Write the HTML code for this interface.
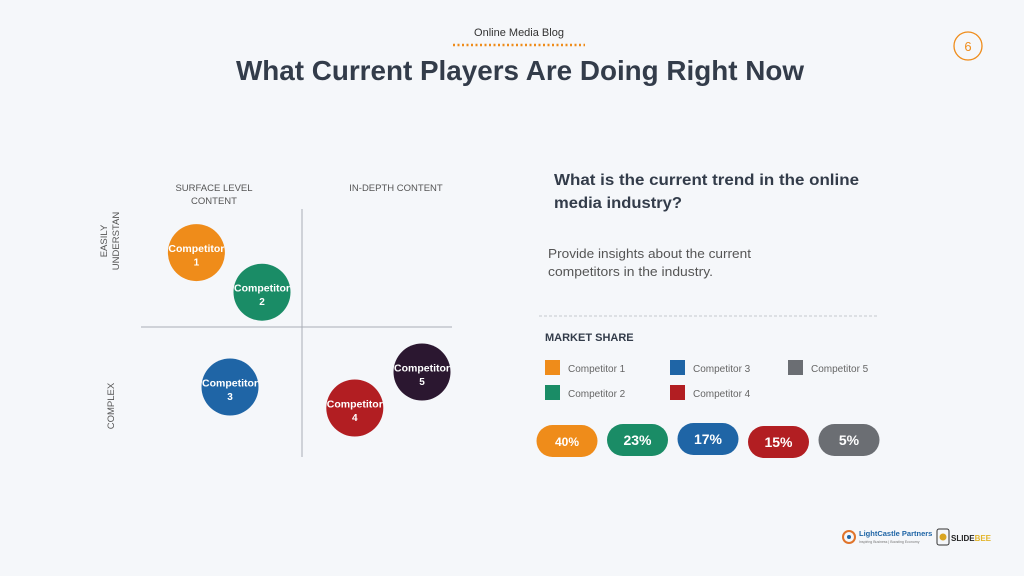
<!DOCTYPE html>
<html><head><meta charset="utf-8"><style>
html,body{margin:0;padding:0;background:#f5f7fa;}
svg{display:block;font-family:"Liberation Sans",sans-serif;}
</style></head><body>
<svg id="s" width="1024" height="576" viewBox="0 0 1024 576" xmlns="http://www.w3.org/2000/svg">
<rect width="1024" height="576" fill="#f5f7fa"/>
<text x="519" y="36" font-size="11" fill="#333" text-anchor="middle">Online Media Blog</text>
<line x1="453" y1="45" x2="585" y2="45" stroke="#ef8c1a" stroke-width="2.5" stroke-dasharray="2 2.5"/>
<circle cx="968" cy="46" r="14" fill="none" stroke="#ef8c1a" stroke-width="1.3"/>
<text x="968" y="51" font-size="13" fill="#ef8c1a" text-anchor="middle">6</text>
<text x="236" y="80" font-size="28" font-weight="bold" fill="#333c4a" textLength="568" lengthAdjust="spacingAndGlyphs">What Current Players Are Doing Right Now</text>

<text x="214" y="191" font-size="9.5" fill="#555" text-anchor="middle">SURFACE LEVEL</text>
<text x="214" y="204" font-size="9.5" fill="#555" text-anchor="middle">CONTENT</text>
<text x="396" y="191" font-size="9.5" fill="#555" text-anchor="middle">IN-DEPTH CONTENT</text>
<text transform="translate(107,241) rotate(-90)" font-size="9.5" fill="#555" text-anchor="middle">EASILY</text>
<text transform="translate(119,241) rotate(-90)" font-size="9.5" fill="#555" text-anchor="middle">UNDERSTAN</text>
<text transform="translate(114,406) rotate(-90)" font-size="9.5" fill="#555" text-anchor="middle">COMPLEX</text>
<line x1="302" y1="209" x2="302" y2="457" stroke="#a9aeb6" stroke-width="1"/>
<line x1="141" y1="327" x2="452" y2="327" stroke="#a9aeb6" stroke-width="1"/>
<g id="bubbles"></g>

<text x="554" y="185" font-size="16" font-weight="bold" fill="#333c4a" textLength="305" lengthAdjust="spacingAndGlyphs">What is the current trend in the online</text>
<text x="554" y="208" font-size="16" font-weight="bold" fill="#333c4a" textLength="128" lengthAdjust="spacingAndGlyphs">media industry?</text>
<text x="548" y="258" font-size="13" fill="#555" textLength="203" lengthAdjust="spacingAndGlyphs">Provide insights about the current</text>
<text x="548" y="276" font-size="13" fill="#555" textLength="165" lengthAdjust="spacingAndGlyphs">competitors in the industry.</text>
<line x1="539" y1="316" x2="879" y2="316" stroke="#c5c9cf" stroke-width="1" stroke-dasharray="3 2"/>
<text x="545" y="341" font-size="11" font-weight="bold" fill="#333c4a">MARKET SHARE</text>
<g id="legend"></g>
<g id="pills"></g>

<g>
<circle cx="849" cy="537" r="6" fill="none" stroke="#e0742b" stroke-width="2"/>
<circle cx="849" cy="537" r="2" fill="#1f65a6"/>
<text x="859" y="536" font-size="7.5" font-weight="bold" fill="#1f65a6">LightCastle Partners</text>
<text x="859" y="543" font-size="3.5" fill="#777">Inspiring Business | Boosting Economy</text>
</g>
<g>
<rect x="937" y="529" width="12" height="16" rx="2" fill="none" stroke="#333" stroke-width="1"/>
<circle cx="943" cy="537" r="3.5" fill="#d9a521"/>
<text x="951" y="541" font-size="8" font-weight="bold" fill="#222">SLIDE<tspan fill="#e3b52b">BEE</tspan></text>
</g>
</svg>
<script>
const names = ["Competitor 1","Competitor 2","Competitor 3","Competitor 4","Competitor 5"];
const bubbleX = [-6.6, -2.5, -4.5, 3.3, 7.5];
const bubbleY = [6.2, 2.9, -5.0, -6.75, -3.75];
const bubbleColors = ["#ef8c1a","#1a8c66","#1f65a6","#b21e22","#2b1730"];
const legendNames = ["Competitor 1","Competitor 2","Competitor 3","Competitor 4","Competitor 5"];
const legendColors = ["#ef8c1a","#1a8c66","#1f65a6","#b21e22","#6b6e73"];
const shareValues = [40, 23, 17, 15, 5];
const shareColors = ["#ef8c1a","#1a8c66","#1f65a6","#b21e22","#6b6e73"];

const NS = "http://www.w3.org/2000/svg";
function xs(v){return 302 + v*16;}
function ys(v){return 327 - v*12;}
function mk(tag, attrs){const e=document.createElementNS(NS,tag);for(const k in attrs)e.setAttribute(k,attrs[k]);return e;}

const bg = document.getElementById("bubbles");
names.forEach((n,i)=>{
  const cx=xs(bubbleX[i]), cy=ys(bubbleY[i]);
  const g=mk("g",{});
  
  
  g.appendChild(mk("circle",{cx:cx,cy:cy,r:28.5,fill:bubbleColors[i]}));
  const t1=mk("text",{x:cx,y:cy-0.5,"font-size":10.5,"font-weight":"bold",fill:"#fff","text-anchor":"middle",textLength:56,lengthAdjust:"spacingAndGlyphs"});
  t1.textContent="Competitor";
  const t2=mk("text",{x:cx,y:cy+13,"font-size":10,"font-weight":"bold",fill:"#fff","text-anchor":"middle"});
  t2.textContent=String(i+1);
  g.appendChild(t1);g.appendChild(t2);bg.appendChild(g);
});

const lg=document.getElementById("legend");
const legPos=[[545,360],[545,385],[670,360],[670,385],[788,360]];
legendNames.forEach((n,i)=>{
  const g=mk("g",{});
  
  
  const [x,y]=legPos[i];
  g.appendChild(mk("rect",{x:x,y:y,width:15,height:15,fill:legendColors[i]}));
  const t=mk("text",{x:x+23,y:y+12,"font-size":10,fill:"#666"});
  t.textContent=n;g.appendChild(t);lg.appendChild(g);
});

const pg=document.getElementById("pills");
const pillYOff=[1,0,-1,2,0];
shareValues.forEach((v,i)=>{
  const cx=567+i*70.5, cy=440+pillYOff[i];
  const g=mk("g",{});
  
  
  g.appendChild(mk("rect",{x:cx-30.5,y:cy-16,width:61,height:32,rx:16,fill:shareColors[i]}));
  const t=mk("text",{x:cx,y:cy+5,"font-size":i===0?12:14,"font-weight":"bold",fill:"#fff","text-anchor":"middle"});
  t.textContent=v+"%";g.appendChild(t);pg.appendChild(g);
});
</script>
</body></html>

____

Make an exact copy of the lines from the top of the material through the line with "Doing Right Now</text>", pictures excluded.

Write the HTML code for this interface.
<!DOCTYPE html>
<html><head><meta charset="utf-8"><style>
html,body{margin:0;padding:0;background:#f5f7fa;}
svg{display:block;font-family:"Liberation Sans",sans-serif;}
</style></head><body>
<svg id="s" width="1024" height="576" viewBox="0 0 1024 576" xmlns="http://www.w3.org/2000/svg">
<rect width="1024" height="576" fill="#f5f7fa"/>
<text x="519" y="36" font-size="11" fill="#333" text-anchor="middle">Online Media Blog</text>
<line x1="453" y1="45" x2="585" y2="45" stroke="#ef8c1a" stroke-width="2.5" stroke-dasharray="2 2.5"/>
<circle cx="968" cy="46" r="14" fill="none" stroke="#ef8c1a" stroke-width="1.3"/>
<text x="968" y="51" font-size="13" fill="#ef8c1a" text-anchor="middle">6</text>
<text x="236" y="80" font-size="28" font-weight="bold" fill="#333c4a" textLength="568" lengthAdjust="spacingAndGlyphs">What Current Players Are Doing Right Now</text>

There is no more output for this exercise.